Virk imagines this as "the video game of life," which he calls "the Great Simulation."
"You can think of it like a high resolution or high-fidelity video game in which we are all characters," he told Vox.
Virk, who is also a video game designer, said the simulated video game-like universe that we might be living in — which is indistinguishable from reality for us — is far more sophisticated than the giant multiplayer online games that humans currently create, like World of Warcraft and Fortnite.
He acknowledged, of course, that nobody can me 100% confident that we're living in a simulation, but said "there is plenty of evidence that points in that direction."
Some researchers are trying to test Bostrum's theory
Since Bostrum's paper came out, academics have been trying to test the idea that humanity is living in a simulation.
In 2017, a study in the journal Science Advances argued that one type of limited simulation couldn't work due to hardware issues. Essentially, the study authors said that classical computers don't have enough memory to simulate certain scenarios in our lives and store the information.
A group of physicists also tried to address these questions by studying cosmic rays. Physicists simulate space, and the subatomic particles in it, using coordinates on a grid. So nuclear physicist Silas Beane and some colleagues suggested in a 2014 paper that perhaps the mass simulation we could be living in would use that same coordinate system. Their logic was that if certain particles — like high-energy cosmic rays — always exhibit a maximum energy level (which, it turns out, they do), then the constraints on their behavior could be due to the simulation's underlying grid.
"There always remains the possibility for the simulated to discover the simulators," the authors said in the paper.
But we may never know the answer
Many scientists argue, however, that we'll never be able to figure out whether or not we're living in a simulation.
Marcelo Gleiser, a physicist and philosopher at Dartmouth College, told New Scientist that trying to address Bostrum's question based on our current knowledge and technological capabilities is pretty hopeless. That's because if we were really living in a simulation, scientists wouldn't have any idea about the laws of physics in the "real world" outside.

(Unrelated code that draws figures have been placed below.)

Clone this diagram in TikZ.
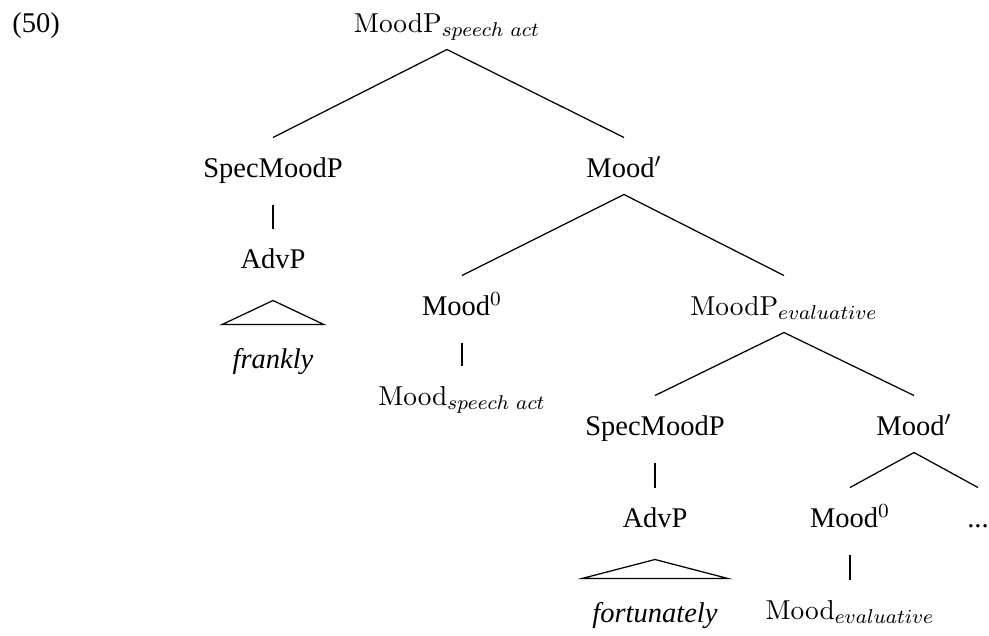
\documentclass[tikz,border=0pt]{standalone}
\usepackage[no-math]{fontspec}
\setmainfont{Liberation Serif}
\begin{document}
\begin{tikzpicture}[x=0.4pt,y=-0.4pt]
        \useasboundingbox (0,0) rectangle (989,635);
        \begin{scope}[every node/.style={anchor=base,inner sep=0pt,text height=15.6pt,text depth=6.8pt,font=\fontsize{11.4}{13}\selectfont},
                      leaf/.style={inner xsep=4pt,text height=17.2pt}]
        \node[anchor=base west] (ex) at (12,32) {(50)};
        \node (top) at (447,32) {$\mathrm{MoodP}_{speech\ act}$};
        \node (specA) at (273,177) {SpecMoodP};
        \node (barA) at (624,177) {Mood$'$};
        \node (advA) at (273,268) {AdvP};
        \node[leaf] (frA) at (273,368) {\itshape frankly};
        \node (headA) at (462,315) {Mood$^0$};
        \node (catA) at (462,405) {$\mathrm{Mood}_{speech\ act}$};
        \node (evalP) at (784,315) {$\mathrm{MoodP}_{evaluative}$};
        \node (specB) at (655,435) {SpecMoodP};
        \node (barB) at (914,435) {Mood$'$};
        \node (advB) at (655,527) {AdvP};
        \node[leaf] (frB) at (655,622) {\itshape fortunately};
        \node (headB) at (850,527) {Mood$^0$};
        \node (dots) at (978,527) {...};
        \node (catB) at (850,619) {$\mathrm{Mood}_{evaluative}$};
        \end{scope}
        \begin{scope}[every edge/.style={draw=black,line width=0.5pt},unary/.style={shorten <=4pt}]
        \path (top.south) edge (specA.north)
              (top.south) edge (barA.north)
              (barA.south) edge (headA.north)
              (barA.south) edge (evalP.north)
              (evalP.south) edge (specB.north)
              (evalP.south) edge (barB.north)
              (barB.south) edge (headB.north)
              (barB.south) edge (dots.north)
              (specA.south) edge[unary] (advA.north)
              (headA.south) edge[unary] (catA.north)
              (specB.south) edge[unary] (advB.north)
              (headB.south) edge[unary] (catB.north);
        \draw[line width=0.5pt] ([yshift=-6pt]advA.south) -- (frA.north west) -- (frA.north east) -- cycle;
        \draw[line width=0.5pt] ([yshift=-6pt]advB.south) -- (frB.north west) -- (frB.north east) -- cycle;
        \end{scope}
        \end{tikzpicture}
\end{document}
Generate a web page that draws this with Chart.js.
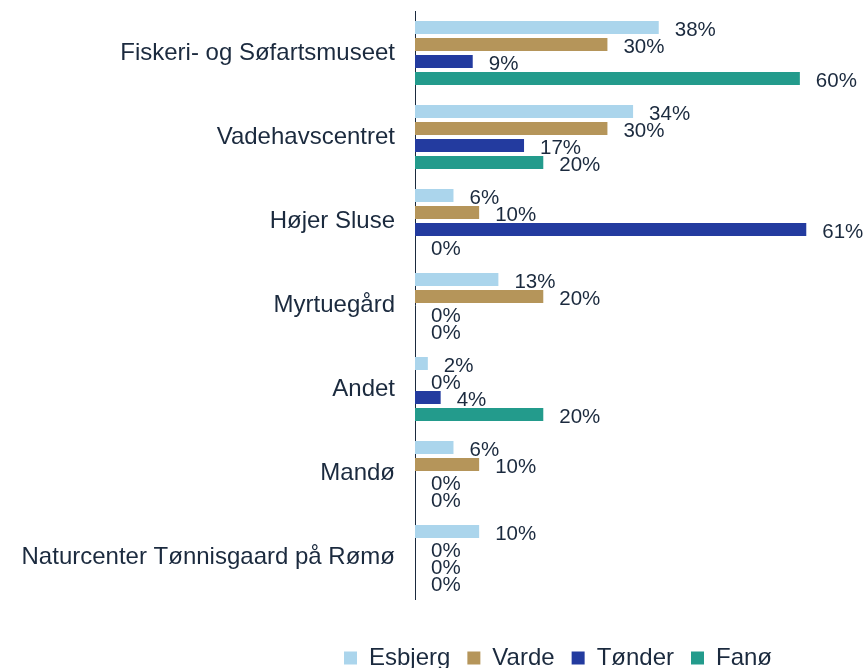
<!DOCTYPE html>
<html>
<head>
<meta charset="utf-8">
<script src="https://cdn.jsdelivr.net/npm/chart.js@4"></script>
<style>
  html, body { margin: 0; padding: 0; background: #fff; }
  #wrap { width: 864px; height: 668px; }
</style>
</head>
<body>
<div id="wrap"><canvas id="chart" width="864" height="668"></canvas></div>
<script>
const categories = [
  "Fiskeri- og Søfartsmuseet",
  "Vadehavscentret",
  "Højer Sluse",
  "Myrtuegård",
  "Andet",
  "Mandø",
  "Naturcenter Tønnisgaard på Rømø",
];
const seriesNames = ["Esbjerg", "Varde", "Tønder", "Fanø"];
const esbjerg = [38, 34, 6, 13, 2, 6, 10];
const varde = [30, 30, 10, 20, 0, 10, 0];
const tonder = [9, 17, 61, 0, 4, 0, 0];
const fano = [60, 20, 0, 0, 20, 0, 0];
const seriesColors = ["#abd5ec", "#b5955a", "#233b9f", "#239b8c"];

const textColor = "#1b2a3e";
const fontFamily = "Arial, 'Liberation Sans', sans-serif";

// write the value next to every bar, also for the 0% ones
const valueLabels = {
  id: "valueLabels",
  afterDatasetsDraw(chart) {
    const ctx = chart.ctx;
    ctx.save();
    ctx.font = "20.5px " + fontFamily;
    ctx.fillStyle = textColor;
    ctx.textAlign = "left";
    ctx.textBaseline = "middle";
    chart.data.datasets.forEach((ds, i) => {
      chart.getDatasetMeta(i).data.forEach((bar, j) => {
        ctx.fillText(ds.data[j] + "%", bar.x + 16, bar.y + 3);
      });
    });
    ctx.restore();
  },
};

// the legend sits under the bars, not in the middle of the page
const legendShift = {
  id: "legendShift",
  afterLayout(chart) {
    chart.legend.left += 126;
    chart.legend.right += 126;
  },
};

const allSeries = [esbjerg, varde, tonder, fano];

new Chart(document.getElementById("chart"), {
  type: "bar",
  data: {
    labels: categories,
    datasets: allSeries.map((values, i) => ({
      label: seriesNames[i],
      data: values,
      backgroundColor: seriesColors[i],
      borderWidth: 0,
      categoryPercentage: 0.81,
      barPercentage: 0.765,
    })),
  },
  options: {
    indexAxis: "y",
    responsive: false,
    animation: false,
    layout: { padding: { top: 11, left: 0, right: 0, bottom: -12 } },
    scales: {
      x: {
        min: 0,
        max: 70,
        ticks: { display: false },
        grid: { display: false },
        border: { display: false },
        // leaves the gap between the bars and the legend
        afterFit(scale) {
          scale.height = 30;
        },
      },
      y: {
        grid: { display: false },
        border: { display: true, color: textColor, width: 1 },
        ticks: {
          color: textColor,
          padding: 12,
          font: { family: fontFamily, size: 24 },
        },
        afterFit(scale) {
          scale.width = 415;
          scale.paddingTop = 0;
          scale.paddingBottom = 0;
        },
      },
    },
    plugins: {
      legend: {
        position: "bottom",
        labels: {
          color: textColor,
          boxWidth: 13,
          boxHeight: 13,
          padding: 17,
          font: { family: fontFamily, size: 24 },
        },
      },
      tooltip: { enabled: false },
    },
  },
  plugins: [valueLabels, legendShift],
});
</script>
</body>
</html>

They also wouldn't know what kinds of computations would be possible outside the bounds of our simulation, Gleiser said.
So everything that we think we know about what's possible in terms of computing power or the laws of physics could just be another aspect of the simulation.
Beane has expressed similar skepticism.
"If we're indeed a simulation, then that would be a logical possibility, that what we're measuring aren't really the laws of nature, they're some sort of attempt at some sort of artificial law that the simulators have come up with," he told Discover Magazine.
Bostrum, however, remains convinced of his theory that we are most likely in a simulation.
"At the meta level, I haven't really seen any convincing objections or attempts at refutation," he told Vulture. "So the absence of that also, I guess, strengthens my confidence that the reasoning is sound."